İnsanlığın bilgi ve bilgelik birikimi içinde, etik değerlerin önemi sürekli vurgulanmıştır. Ancak Batı dünyasında estirilen pozitifist rüzgarlarla, Ekonomi başta olmak üzere, bütün bilimler sekülerleştirilmeye çalışılmıştır. Bilimin kutsallaştırılması ve etik ilkelerin ekonomik gelişmelerin, önündeki engeller olarak görülmesi, dünya üniversitelerinde etikle ilgili derslere, yer açılmasını geciktirmiştir. Yirminci yüzyıldaki gelişmeler,etiği bütün bilimlerin ana çalışma konusu haline getirmiştir.
Soğuk Savaş sonrasında Ekonominin, diğer bilimler gibi etikle iç içe, her yerde genelgeçer ilkeleri olan bir bilim olduğu ortaya konulmuştur. Artık kuramlarıyla, uygulamalarıyla, ekonominin sürükleyici güçleri olan öncüler, bencillikle, acımasızlıkla, duygusuzlukla, insafsızlıkla ve etiksizlikle suçlanmıyorlar ve yerden yere vurulmuyorlar. Yeni dünyada ekonomi, “Pazar Ekonomisi”, “Kar ve Zarar Bilimi”, “Serbest Girişim Düzeni” gibi, isimler altında ele alınmaktadır.
Yirmi birinci yüzyılda ekonomi deyince, kimsenin aklına geçerliliklerini yitiren Kapitalizm ya da Komünizm gelmemektedir. Bütün dünyada etiksiz ekonominin, ekonomisiz etiğin olmayacağı açıkca görülmüştür. Çünkü hem ekonomi, hem de etik insanların tutumlarıyla, davranışlarıyla ve tercihleriyle çok yakından ilgilidir.

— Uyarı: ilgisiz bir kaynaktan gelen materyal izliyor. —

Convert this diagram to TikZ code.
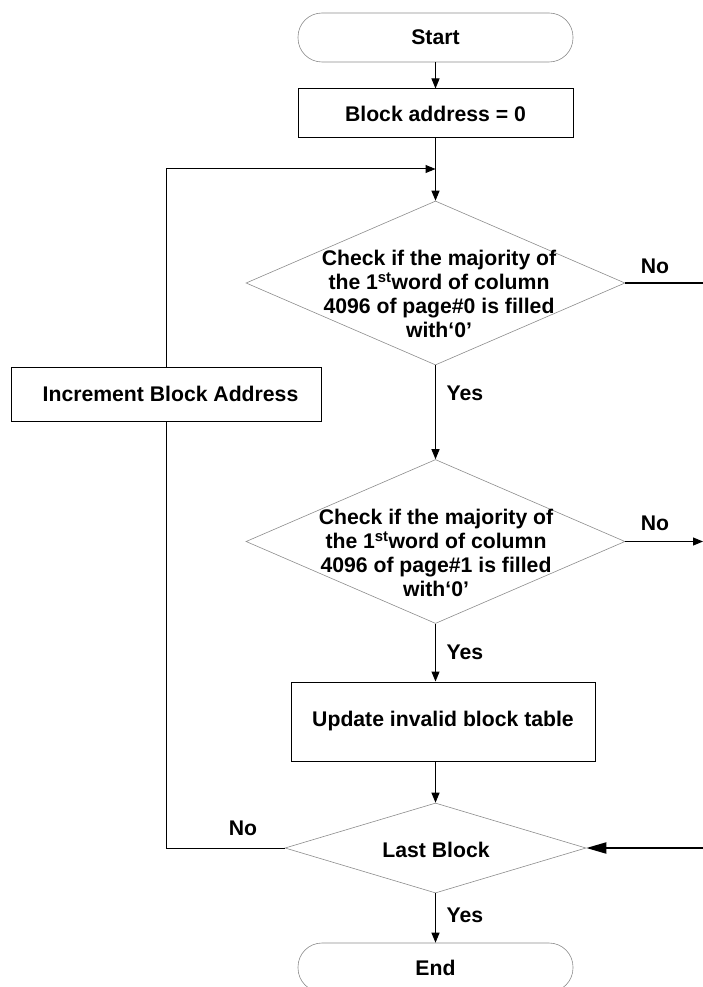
\documentclass[tikz,border=0pt]{standalone}
\usepackage{fontspec}
\setmainfont{Liberation Sans}
\usetikzlibrary{shapes.geometric,arrows.meta}
\tikzset{
  txt/.style={font=\fontsize{21.2}{23.8}\selectfont\bfseries, align=center, inner sep=0pt},
  term/.style={draw=black!45, line width=0.6pt, rounded corners=24pt, minimum width=275pt, minimum height=49pt, inner sep=0pt, txt},
  procbox/.style={draw=black, line width=1pt, inner sep=0pt, txt},
  dia/.style={draw=black!45, line width=0.6pt, shape=diamond, inner sep=0pt},
  conn/.style={line width=1pt, -{Triangle[length=10pt,width=8pt]}},
  plain/.style={line width=1pt},
  heavy/.style={line width=2pt}
}
\begin{document}
\begin{tikzpicture}[x=1pt,y=-1pt]
\useasboundingbox (0,0) rectangle (703,987);
\clip (0,0) rectangle (703,987);
% nodes
\node[term] (start) at (435.5,37.5) {Start};
\node[procbox, minimum width=275pt, minimum height=49pt] (ba) at (435.5,113.5) {Block address = 0};
\node[dia, minimum width=379pt, minimum height=164pt] (d1) at (435.5,283) {};
\node[txt] (t1) at (439,294) {Check if the majority of\\the 1\textsuperscript{st}word of column\\4096 of page\#0 is filled\\with‘0’};
\node[procbox, minimum width=310pt, minimum height=54pt] (inc) at (166,394) {\hspace*{9pt}Increment Block Address};
\node[dia, minimum width=379pt, minimum height=164pt] (d2) at (435.5,541.5) {};
\node[txt] (t2) at (436,553) {Check if the majority of\\the 1\textsuperscript{st}word of column\\4096 of page\#1 is filled\\with‘0’};
\node[procbox, minimum width=304pt, minimum height=79pt] (upd) at (443,721.5) {Update invalid block table};
\node[dia, minimum width=301pt, minimum height=90pt] (lb) at (435.5,848) {};
\node[txt] (t3) at (436,850) {Last Block};
\node[term] (end) at (435.5,967.5) {End};
% labels
\node[txt] (no1) at (655,266) {No};
\node[txt] (no2) at (655,523) {No};
\node[txt] (no3) at (243,828) {No};
\node[txt] (yes1) at (465,393) {Yes};
\node[txt] (yes2) at (465,652) {Yes};
\node[txt] (yes3) at (465,915) {Yes};
% free ends
\coordinate (join) at (435.5,169);
\coordinate (r1) at (703,283);
\coordinate (r2) at (703,541.5);
\coordinate (r3) at (703,848);
% connectors
\draw[conn] (start.south) -- (ba.north);
\draw[conn] (ba.south) -- (d1.north);
\draw[conn] (inc.north) |- (join);
\draw[heavy] (d1.east) -- (r1);
\draw[conn] (d1.south) -- (d2.north);
\draw[conn] (d2.east) -- (r2);
\draw[conn] (d2.south) -- (upd.north -| d2.south);
\draw[conn] (upd.south -| lb.north) -- (lb.north);
\draw[plain] (lb.west) -| (inc.south);
\draw[heavy, -{Triangle[length=20pt,width=11pt]}] (r3) -- (lb.east);
\draw[conn] (lb.south) -- (end.north);
\end{tikzpicture}
\end{document}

Etik boyutu olmayan, hiçbir ekonomik eylem yoktur. Ekonomi etiğe, etik ekonomiye duyarsız değildir, her ikisi birbirinden etkilenir.
Yerüstü ve yeraltı kaynaklarıyla, dünyanın zenginliklerini değerlendirmede, Kutsal Kitaplar, yüzyılların içinden süzülüp gelen değerleriyle, bütün bilimlerin olduğu kadar, küresel etik ilkelerinin de ana kaynağını oluştururlar. Ebu Yusuf ekonomide, kazancı ve zararı ele alan, alışverişte etik ilkelerin önemini vurgulayan, düşünürlerin başında gelir. Toplumların ekonomik güçleri, her dönemde üreten eller olmasını bilen ve üretmenin coşkusunu duyan, ilkeli insanlardan kaynaklanır.
Kutsal kültürün etik ilkeleriyle, ekonominin doğal yasaları arasındaki ortak alan, sanıldığından çok daha büyüktür, çatışmadan daha çok örtüşme vardır. Kutsal kültür iki dünya kültürüdür, hiçbir zaman ya dünya ya öteki dünya denilmez, hem dünya hem öteki dünya denilir. Dünyada iyi olanlar, iyilik arayanlar, iyilikte yarışanlar iki dünyada iyilik bulurlar, kötü olanlar, kötülük arayanlar, kötülükte yarışanlar, iki dünyada kötülük bulurlar. Etik ilkeler kötülükleri değil, iyilikleri özendirmek için vardırlar.
Ekonomide amaçlar açıkça ortaya konulursa, araçların amaçlara dönüşmesi önlenir. Ekonomi toplumların üretim güçlerini büyütmek için, hayatı bütün alanlarıyla kucaklayan, çok boyutlu, çok işlevli ve çok kapsamlı düşünce ve eylem dünyasıdır. Dünyada ekonomi, bütün ülkelerin el ele vererek, etik ilkeleri ve ekonomik yasaları çiğnemeden, insanlığın birikiminden yararlanarak, dünyanın sınırlı kaynaklarıyla, toplumların zorunlu ihtiyaçlarını, karşılama bilimine dönüşmektedir.
Ekonominin etikten bağımsızlığını ileri süren kuramlar, ekonomik olayları açıklamakta yetersiz kalmaktadırlar.
Dünyada üreten eller olmak, üreten eller olmayı özendirmek, hem ekonomik hem etik bir sorumluluktur.
Dünyada hiçbir yerinde, para yüklü bulutlar yoktur, para gökten yağmur gibi yağmaz.